Stellen Sie sich vor, es ist eine fehlerhafte Charge Ihres wichtigsten Joghurts in Verkehr gebracht worden – und Ihre Mitarbeiter müssen erst dicke Papierordner wälzen, um an die richtigen Informationen zu kommen. Problematisch oder? Wie viel einfacher wäre es, wenn Sie durch Ihr ERP-System auf Knopfdruck erfahren, aus welcher Rohmilch und weiteren Rohstoffen und wann der Joghurt hergestellt wurde?

Jeder Digitalisierungsschritt führt zu einer besseren Rückverfolgbarkeit von Milchprodukten – und die wird nicht nur immer mehr zu einem verkaufsfördernden Mehrwert, sondern zunehmend zu einer Voraussetzung, mit Abnehmern wie dem LEH, im Export und auch der weiterverarbeitenden Industrie überhaupt ins Geschäft zu kommen. Informationen müssen daher digital nutzbar gemacht werden und zwar durch eine konsequente Erfassung, Auswertung und Verknüpfung von Daten aus unterschiedlichsten Unternehmensbereichen.

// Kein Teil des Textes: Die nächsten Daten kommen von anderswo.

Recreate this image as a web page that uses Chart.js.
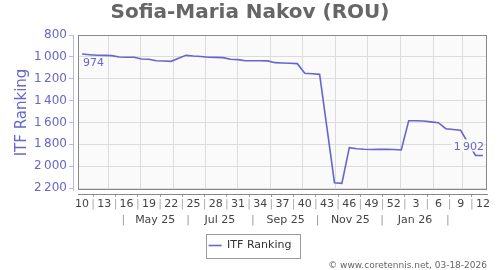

Um diese Zusammenführung der Daten zu ermöglichen, kommt erneut dem ERP-System die entscheidende Rolle zu: Es fügt die Daten vom Prozessleitsystem mit denen aus dem Einkauf und dem Labor zusammen und integriert zudem die Informationen von Messgeräten und Waagen. Aus diesem multidirektionalen Informationsfluss speisen sich am Ende die genauen und schellen Auswertungen, die im Falle eines Rückrufs nötig sind.

Aber auch im Tagesgeschäft können heute die wenigsten Molkereien auf Knopfdruck in Audits die Rückverfolgung darstellen. Der Aufwand ist in den meisten Fällen heute noch sehr personal- und zeitintensiv und bedeutet für das Qualitätsmanagement eine große Belastung. Wer hier auf eine digitale Unterstützung setzt, kann sich besser auf die Steuerung und Überwachung der Abläufe konzentrieren – das schafft auch zusätzlichen Spielraum für die Optimierung der gesamten Prozesse.

5. Digitalisierung ist People Business: Wichtige Fragen vorab klären

Roboter und KI kommen – nur nicht so bald. Bis dahin bleibt die Digitalisierung von Molkereien vor allem eins: Ein Projekt, das von Menschen unterschiedlicher Fachrichtung gemeinsam umgesetzt wird.

Das bietet Ihnen die Chance, wichtige Dinge im Vorfeld zu besprechen und klar zu definieren. Beispielsweise in Bezug auf die technischen Möglichkeiten, die es für Ihr Vorhaben gibt. Hier hilft nur ein gemeinsames Commitment aller Beteiligten, damit am Ende die Aufgabenstellungen für das Projekt gelöst werden können. Klingt selbstverständlich, in der Praxis sorgt aber genau dieser Punkt häufig für Diskussionsstoff. Ein Beispiel: Erlaubt die vorhandene Technik keine automatische Datenverarbeitung, gilt es, gemeinsam eine andere Lösung als „Brücke“ zu finden. Ein Laborgerät, das keine Daten an das ERP-System senden kann, ist noch lange kein Showstopper. Dann werden die Berichte eben mit einem Etikett der jeweiligen Produktionscharge versehen, eingescannt und die Daten/Informationen der jeweiligen Produktion im QM-System zugeordnet.

Nicht zu vergessen die eigenen Mitarbeiter: Auch sie müssen von Beginn mit einbezogen und überzeugt werden. Denn ein Blick in die Molkereipraxis zeigt, dass viele Mitarbeiter seit Jahren mit eigenen Lösungen wie beispielsweise Excel arbeiten. Die Vorteile eines neuen Systems zu erkennen, fällt ihnen oft schwer. „Digitalisierung wird am Anfang von vielen Mitarbeitern als Rückschritt empfunden“, berichtete neulich ein Geschäftsführer von seinen Erfahrungen. Schließlich verliert der Einzelnen ja einen Teil der Routine, der Aufgaben und der Werkzeuge. Was dann hilft? Ein Management, das die Digitalisierung jeden Tag aufs Neue vorlebt. Denn wer könnte Ihr Unternehmen besser auf die digitale Zukunft vorbereiten als die Person an der Spitze?